2. Gearshift assembly (6) according to claim 1, wherein the spring (41) comprises at least two individual springs (59a, 59b, 59c, 59d) connected in parallel.

3. Gearshift assembly (6) according to any one of claims 1 to 2, wherein the clutch (30, 31) is provided with frontal crown-wheel gearings (37, 38) on its end faces, and wherein the frontal crown-wheel gearings are in engagement in the engaged shifting state, transmitting torque in at least one direction, and are out of engagement in the disengaged shifting state.

4. Gearshift assembly (6) according to claim 3, wherein the opening angle of the torque-transmitting tooth flanks (39) of the crown-wheel gearings (37, 38) is at least 91 degrees and at most 97 degrees.

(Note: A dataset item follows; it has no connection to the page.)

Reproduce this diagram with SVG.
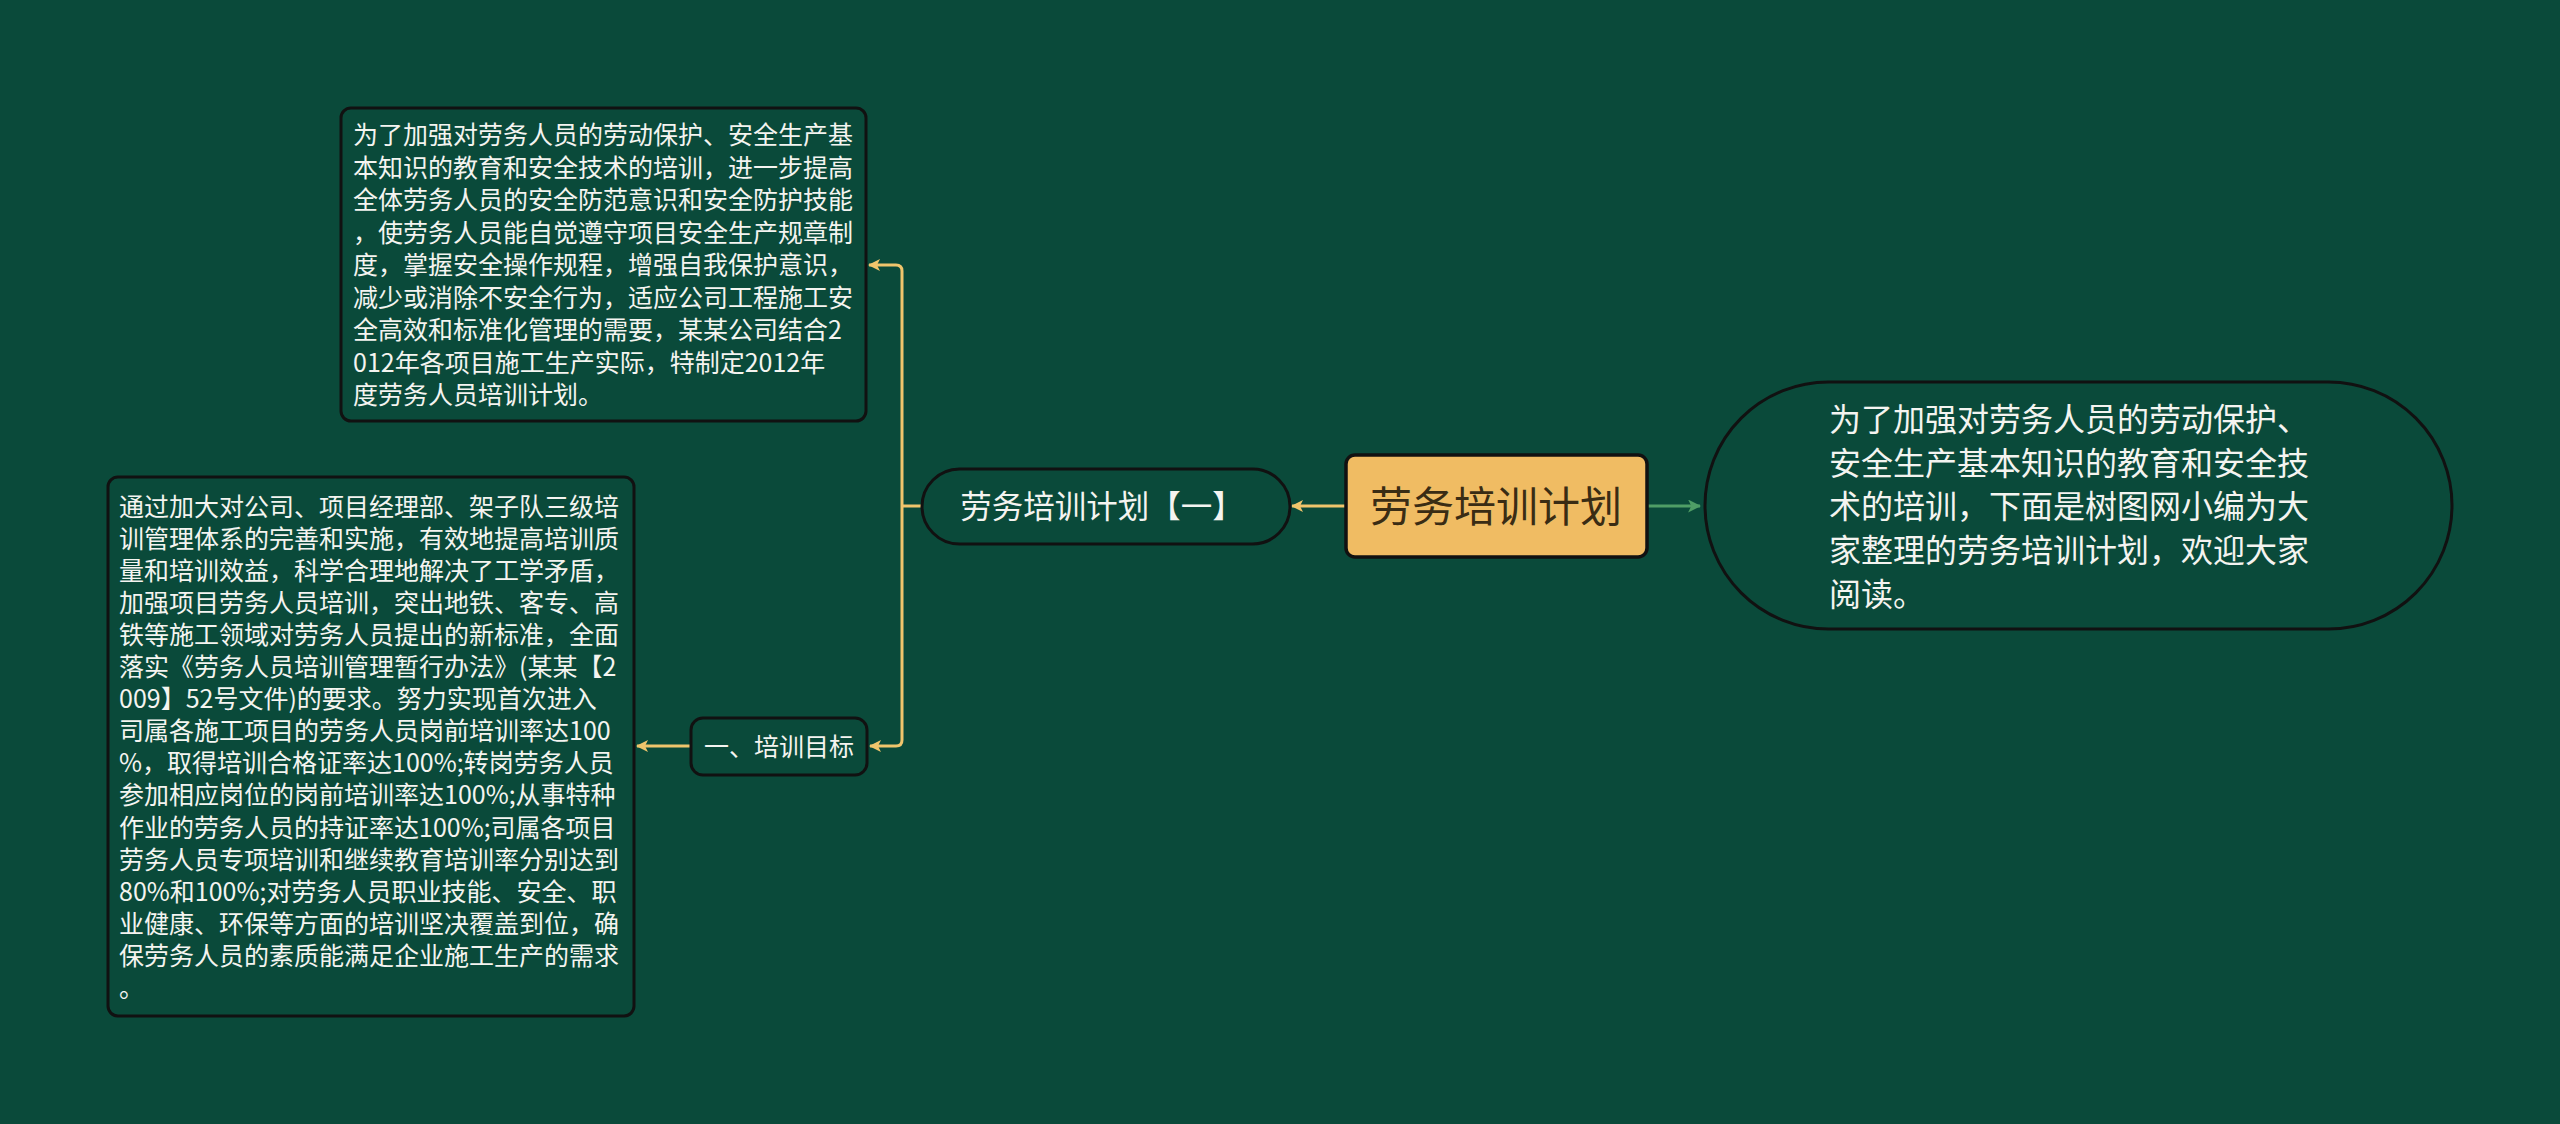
<svg xmlns="http://www.w3.org/2000/svg" width="2560" height="1124" viewBox="0 0 2560 1124">
<defs>
<style>
.bg{fill:#0a4a3a}
.box{fill:#0a4a3a;stroke:#111;stroke-width:3}
.root{fill:#f0bc63;stroke:#111;stroke-width:3.5}
.t{font-family:"Noto Sans CJK SC","Noto Sans",sans-serif;fill:#f4f4f0}
.rt{font-family:"Noto Sans CJK SC","Noto Sans",sans-serif;fill:#3a2c14}
.y{fill:none;stroke:#f0c56c;stroke-width:3}
.g{fill:none;stroke:#4f9e66;stroke-width:3}
</style>
<marker id="ay" viewBox="0 0 12 12" refX="11" refY="6" markerWidth="12" markerHeight="12" markerUnits="userSpaceOnUse" orient="auto">
<path d="M0,0 L12,6 L0,12 L3,6 Z" fill="#f0c56c"/>
</marker>
<marker id="ag" viewBox="0 0 12 12" refX="11" refY="6" markerWidth="13" markerHeight="13" markerUnits="userSpaceOnUse" orient="auto">
<path d="M0,0 L12,6 L0,12 L3,6 Z" fill="#4f9e66"/>
</marker>
</defs>
<rect class="bg" x="0" y="0" width="2560" height="1124"/>
<g id="connectors">
<path class="g" d="M1647,506 L1700,506" marker-end="url(#ag)"/>
<path class="y" d="M1346,506 L1292,506" marker-end="url(#ay)"/>
<path class="y" d="M922,506 L902,506"/>
<path class="y" d="M902,500 L902,271 Q902,265 896,265 L869,265" marker-end="url(#ay)"/>
<path class="y" d="M902,500 L902,740 Q902,746 896,746 L870,746" marker-end="url(#ay)"/>
<path class="y" d="M691,746 L637,746" marker-end="url(#ay)"/>
</g>
<g id="root">
<rect class="root" x="1346" y="455" width="301" height="102" rx="9"/>
<text class="rt" x="1496" y="522" font-size="42" text-anchor="middle">劳务培训计划</text>
</g>
<g id="intro">
<rect class="box" x="1705" y="382" width="747" height="247" rx="123.5"/>
<text class="t" font-size="32">
<tspan x="1829" y="430.7">为了加强对劳务人员的劳动保护、</tspan>
<tspan x="1829" y="474.5">安全生产基本知识的教育和安全技</tspan>
<tspan x="1829" y="518.2">术的培训，下面是树图网小编为大</tspan>
<tspan x="1829" y="562">家整理的劳务培训计划，欢迎大家</tspan>
<tspan x="1829" y="605.7">阅读。</tspan>
</text>
</g>
<g id="plan1">
<rect class="box" x="922" y="469" width="368" height="75" rx="37.5"/>
<text class="t" x="1102" y="517.5" font-size="31.5" text-anchor="middle">劳务培训计划【一】</text>
</g>
<g id="desc1">
<rect class="box" x="341" y="108" width="525" height="313" rx="10"/>
<text class="t" font-size="25">
<tspan x="353" y="144">为了加强对劳务人员的劳动保护、安全生产基</tspan>
<tspan x="353" y="176.5">本知识的教育和安全技术的培训，进一步提高</tspan>
<tspan x="353" y="209">全体劳务人员的安全防范意识和安全防护技能</tspan>
<tspan x="353" y="241.5">，使劳务人员能自觉遵守项目安全生产规章制</tspan>
<tspan x="353" y="274">度，掌握安全操作规程，增强自我保护意识，</tspan>
<tspan x="353" y="306.5">减少或消除不安全行为，适应公司工程施工安</tspan>
<tspan x="353" y="339">全高效和标准化管理的需要，某某公司结合2</tspan>
<tspan x="353" y="371.5">012年各项目施工生产实际，特制定2012年</tspan>
<tspan x="353" y="404">度劳务人员培训计划。</tspan>
</text>
</g>
<g id="goal">
<rect class="box" x="691" y="718" width="176" height="57" rx="12"/>
<text class="t" x="779" y="755.5" font-size="25" text-anchor="middle">一、培训目标</text>
</g>
<g id="desc2">
<rect class="box" x="108" y="477" width="526" height="539" rx="10"/>
<text class="t" font-size="25">
<tspan x="119" y="515.5">通过加大对公司、项目经理部、架子队三级培</tspan>
<tspan x="119" y="547.6">训管理体系的完善和实施，有效地提高培训质</tspan>
<tspan x="119" y="579.7">量和培训效益，科学合理地解决了工学矛盾，</tspan>
<tspan x="119" y="611.8">加强项目劳务人员培训，突出地铁、客专、高</tspan>
<tspan x="119" y="643.9">铁等施工领域对劳务人员提出的新标准，全面</tspan>
<tspan x="119" y="676">落实《劳务人员培训管理暂行办法》(某某【2</tspan>
<tspan x="119" y="708.1">009】52号文件)的要求。努力实现首次进入</tspan>
<tspan x="119" y="740.2">司属各施工项目的劳务人员岗前培训率达100</tspan>
<tspan x="119" y="772.3">%，取得培训合格证率达100%;转岗劳务人员</tspan>
<tspan x="119" y="804.4">参加相应岗位的岗前培训率达100%;从事特种</tspan>
<tspan x="119" y="836.5">作业的劳务人员的持证率达100%;司属各项目</tspan>
<tspan x="119" y="868.6">劳务人员专项培训和继续教育培训率分别达到</tspan>
<tspan x="119" y="900.7">80%和100%;对劳务人员职业技能、安全、职</tspan>
<tspan x="119" y="932.8">业健康、环保等方面的培训坚决覆盖到位，确</tspan>
<tspan x="119" y="964.9">保劳务人员的素质能满足企业施工生产的需求</tspan>
<tspan x="119" y="997">。</tspan>
</text>
</g>
</svg>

5. Gearshift assembly according to claim 3 or 4, wherein at least the torque-transmitting tooth flanks (39) have a surface formed from a sliding material.

6. Gearshift assembly (6) according to any one of claims 1 to 5, comprising an electronic control unit (50), wherein the control unit (50) is configured to actuate the electric motor (20) in response to an electrical control signal.

7. Gearshift assembly (6) according to any one of claims 1 to 6, wherein the individual springs (59a, 59b, 59c, 59d) are evenly distributed in the circumferential direction around the axis of rotation (35).

8. Gearshift assembly (6) according to any one of claims 1 to 7, wherein the spring (41) is a torsion spring.

9. Gearshift assembly (6) according to any one of claims 1 to 8, wherein the spring (41) comprises a plurality of spring assemblies, and a spring assembly comprises a plurality of individual springs (59a, 59b, 59c, 59d).

10. Gearshift assembly (6) according to any one of claims 1 to 9, wherein the individual springs (59a, 59b, 59c, 59d) are leaf springs.

11. Bicycle, in particular an electric bicycle, comprising a gearshift assembly (6) configured as a hub gear according to any one of claims 1 to 10.

12. Bicycle according to claim 11, wherein the gearshift assembly (6) comprises an actuator (10) for rotating the actuating element (13), and the actuator (10) is arranged in an actuator housing (17) that is located in the direction of travel of the bicycle in front of the main gear shaft (12) and below a chain stay (1).

13. Bicycle according to claim 11 or 12, wherein the bicycle comprises an auxiliary motor and a motor controller for adjusting the power of the auxiliary motor, and wherein the motor controller is configured to control the power of the auxiliary motor depending on a shifting operation of the gearshift assembly (6).